The apartment search website reported the area will see just over 2,400 new apartments come online in 2025 versus the 4,510 units delivered in 2024.
Richmond ranked 11th (-46.6%) among the top 20 metros with the steepest year-over-over decline in apartment completions behind Spartanburg, South Carolina (-47.8%) and San Jose, California (-47.8%). Chicago experienced the largest decline in new apartments this year at a 60.4% drop.
Doug Ressler, manager of business intelligence at Yardi Matrix that operates Rent Cafe, said the slowdown is caused by inflation plus the cost to develop, labor and materials.
Interest rates are also higher than when companies financed new construction projects years ago.
More people are looking for cheaper areas to live and they’re landing in the Richmond area.
"I think one of the things that stands out in Richmond is its close proximity to major hubs like DC or Norfolk. In addition, the cost of living is slightly less," Ressler said.
Axios reported that just over 40,000 people moved to the Richmond Metro between 2020 and 2023, according to data compiled by the University of Virginia's Weldon Cooper Center.
Apartments.com revealed the average rent in the Richmond area is just over $1,400 a month for a one-bedroom apartment, which accounts for a two percent increase in 2024.
An affordable rent for the area’s median income would realistically be about $1,300, Ressler said.

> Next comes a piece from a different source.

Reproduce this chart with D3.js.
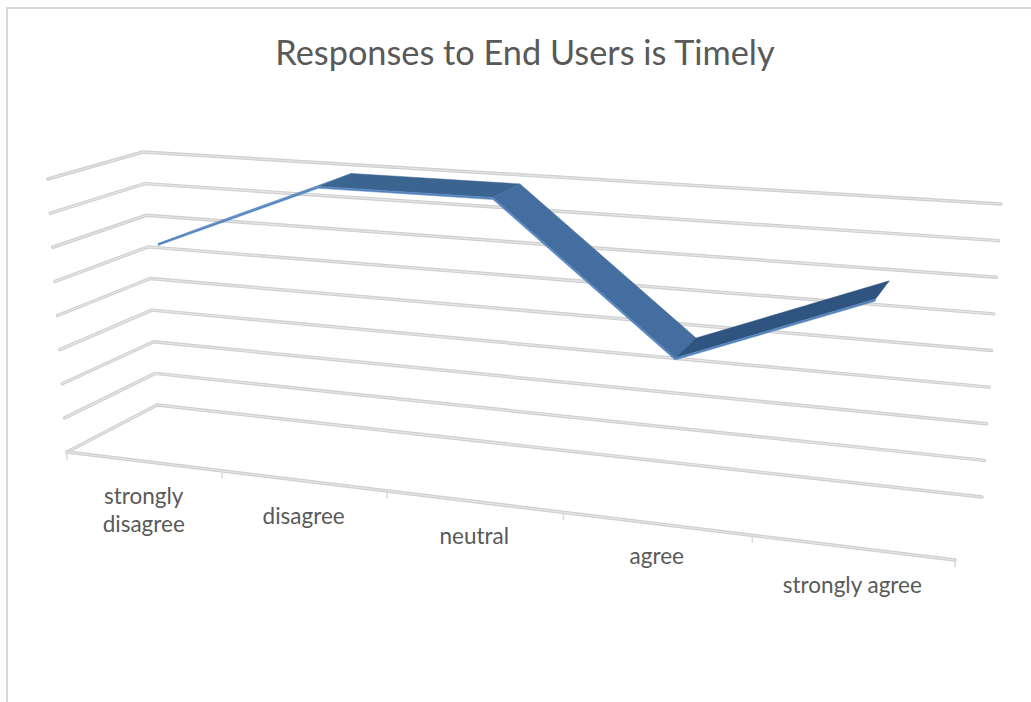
<!DOCTYPE html>
<html>
<head>
<meta charset="utf-8">
<script src="https://cdn.jsdelivr.net/npm/d3@7"></script>
<style>
  html, body { margin: 0; padding: 0; background: #fff; }
  svg { display: block; }
  text { font-family: Lato, "Open Sans", sans-serif; fill: #595959; }
</style>
</head>
<body>
<svg id="chart" width="1031" height="702"></svg>
<script>
// Chart content
const chartTitle = "Responses to End Users is Timely";
const categories = [["strongly", "disagree"], ["disagree"], ["neutral"], ["agree"], ["strongly agree"]];
const responses = [6, 8, 8, 4, 6];
const levels = d3.range(0, 9);
const segmentShades = ["#5f8bbd", "#3c6490", "#446da0", "#2f5480"];

// Box corners of the 3D plot area on screen
const floorFrontLeft = [67, 452], floorBackLeft = [157, 405], floorBackRight = [982, 497], floorFrontRight = [955, 560];
const topFrontLeft = [48, 179], topBackLeft = [143, 152], topBackRight = [1001, 204], topFrontRight = [979, 240];

// Vertical fine-tuning of each category label
const labelNudge = [-2, -2, -2, -5, 1];

const lerp = (a, b, f) => [a[0] + (b[0] - a[0]) * f, a[1] + (b[1] - a[1]) * f];

// Category band scale, with perspective foreshortening along the width
const bandScale = d3.scaleLinear().domain([0, categories.length]).range([0, 1]);
const foreshorten = u => u / (u + 1.183 * (1 - u));
const levelScale = d3.scaleLinear().domain(d3.extent(levels)).range([0, 1]);

// Map (category position, level, depth 0..1) to screen coordinates
function project(band, level, depth) {
  const t = foreshorten(bandScale(band));
  const h = levelScale(level);
  const floor = lerp(lerp(floorFrontLeft, floorFrontRight, t), lerp(floorBackLeft, floorBackRight, t), depth);
  const roof = lerp(lerp(topFrontLeft, topFrontRight, t), lerp(topBackLeft, topBackRight, t), depth);
  return lerp(floor, roof, h);
}

const svg = d3.select("#chart");
const path = d3.line();
const nBands = categories.length;

// Outer frame of the chart area
svg.append("path").attr("d", "M7 702V8H1031").attr("fill", "none").attr("stroke", "#d9d9d9").attr("stroke-width", 2);

svg.append("text").attr("x", 525).attr("y", 65).attr("text-anchor", "middle")
  .attr("font-size", 34.3).text(chartTitle);

// Gridlines run along the left wall and then across the back wall
const gridPoints = lv => [project(0, lv, 0), project(0, lv, 1), project(nBands, lv, 1)];
const gridGroup = svg.append("g").attr("fill", "none").attr("stroke-linejoin", "round").attr("stroke-linecap", "round");
gridGroup.selectAll(".grid-outer").data(levels).join("path").attr("class", "grid-outer")
  .attr("d", d => path(gridPoints(d))).attr("stroke", "#cfcfcf").attr("stroke-width", 3.5);
gridGroup.selectAll(".grid-inner").data(levels).join("path").attr("class", "grid-inner")
  .attr("d", d => path(gridPoints(d))).attr("stroke", "#e6e6e6").attr("stroke-width", 1.2);

// Front edge of the floor with its tick marks
const edge = [project(0, 0, 0), project(nBands, 0, 0)];
gridGroup.append("path").attr("d", path(edge)).attr("stroke", "#cfcfcf").attr("stroke-width", 3.5);
gridGroup.append("path").attr("d", path(edge)).attr("stroke", "#e6e6e6").attr("stroke-width", 1.2);
gridGroup.selectAll(".tick").data(d3.range(0, nBands + 1)).join("path").attr("class", "tick")
  .attr("d", d => {
    const p = project(d, 0, 0);
    return path([p, [p[0], p[1] + 7]]);
  }).attr("stroke", "#d9d9d9").attr("stroke-width", 1.5);

// Category labels sit below the front edge; a wrapped label grows upward
const labelGroup = svg.append("g").attr("font-size", 22.5).attr("text-anchor", "middle");
categories.forEach((lines, i) => {
  const p = project(i + 0.5, 0, 0);
  lines.forEach((line, j) => {
    labelGroup.append("text").attr("x", p[0] + 0.5)
      .attr("y", p[1] + 45 + labelNudge[i] + j * 28)
      .text(line);
  });
});

// Ribbon: depth-spanning top surface plus a thin front face for each segment
const depthFront = 0.3, depthBack = 0.74, faceThickness = 0.055;
const ribbon = svg.append("g").attr("stroke-linejoin", "round");
const segments = d3.pairs(responses.map((v, i) => ({ v, band: i + 0.5 })));
segments.forEach(([a, b], i) => {
  ribbon.append("path")
    .attr("d", path([
      project(a.band, a.v, depthFront), project(b.band, b.v, depthFront),
      project(b.band, b.v, depthBack), project(a.band, a.v, depthBack)
    ]) + "Z")
    .attr("fill", segmentShades[i]).attr("stroke", segmentShades[i]).attr("stroke-width", 0.5);
});
segments.forEach(([a, b]) => {
  ribbon.append("path")
    .attr("d", path([
      project(a.band, a.v, depthFront), project(b.band, b.v, depthFront),
      project(b.band, b.v - faceThickness, depthFront), project(a.band, a.v - faceThickness, depthFront)
    ]) + "Z")
    .attr("fill", "#4f81bd").attr("stroke", "#6a94c4").attr("stroke-width", 0.5);
});
</script>
</body>
</html>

Experts said a renter should pay no more than 30 percent of their annual income on living, so multiple roommates are renting one-bedroom units to save money.
Finding affordable housing is hard especially without extra amenities included in new luxury apartment complexes like in the Scott’s Addition neighborhood.
"We're not building enough housing. We're not building enough affordable housing, and the demand keeps growing exponentially," Ressler said.
Building luxury apartments allows builders to recoup their money faster. Some complexes may participate in the Section 8 Housing Choice Voucher program, but only a handful of units are dedicated to receiving that discount.
"You can't build something and not be profitable. You can't build something at a loss," Ressler said.
Luxury living isn’t hard to find
Stumbling on construction sites in Richmond’s Scott’s Addition neighborhood is not unusual, especially as crews are building several massive luxury apartment complexes.
The Ace on North Arthur Ashe Boulevard advertises a destination where residents are excited to come home and connect with their friends and neighbors.
General Manager Karen Loving expected 15 percent of the 295 units to be filled by the end of the month.
The Ace offers amenities to set themselves apart from their nearby competition like The Scout, Otis Apartments, and Scott’s Collection.
"Amenities are very important because people are looking for a lifestyle. People are looking for a place that they can gather with their friends without having to go out if they don't want to,” Loving said.
Amenities include custom desks and storage inside the units along with free co-working spaces plus printing. Crews installed a state-of-the-art fitness center with a rotating rock wall and Echelon fitness equipment. Renters can enjoy an expansive clubroom with a fireplace, televisions, and a kitchen plus a dog spa and self-cleaning park.

That’s in addition to a pool, grilling station, and lounging space located in the courtyard.
Loving said renters can factor saving on memberships to private fitness centers and co-working spaces into their rent.
"We have designed this space so that people feel like they're at home no matter where they go," she said.
They hope to attract new Richmonders who are moving from more expensive areas like New York City and Washington DC.
For example, Apartments.com showed the average rent for a one-bedroom unit in the nation’s capital at $2,301, about $600 more expensive than a one bedroom at The Ace.
Rent Cafe showed New York City, Dallas, Austin, Phoenix and Atlanta among the top 20 US metros for new apartments in 2025. However, 52.5% of the total new apartments across the nation are being built in the South.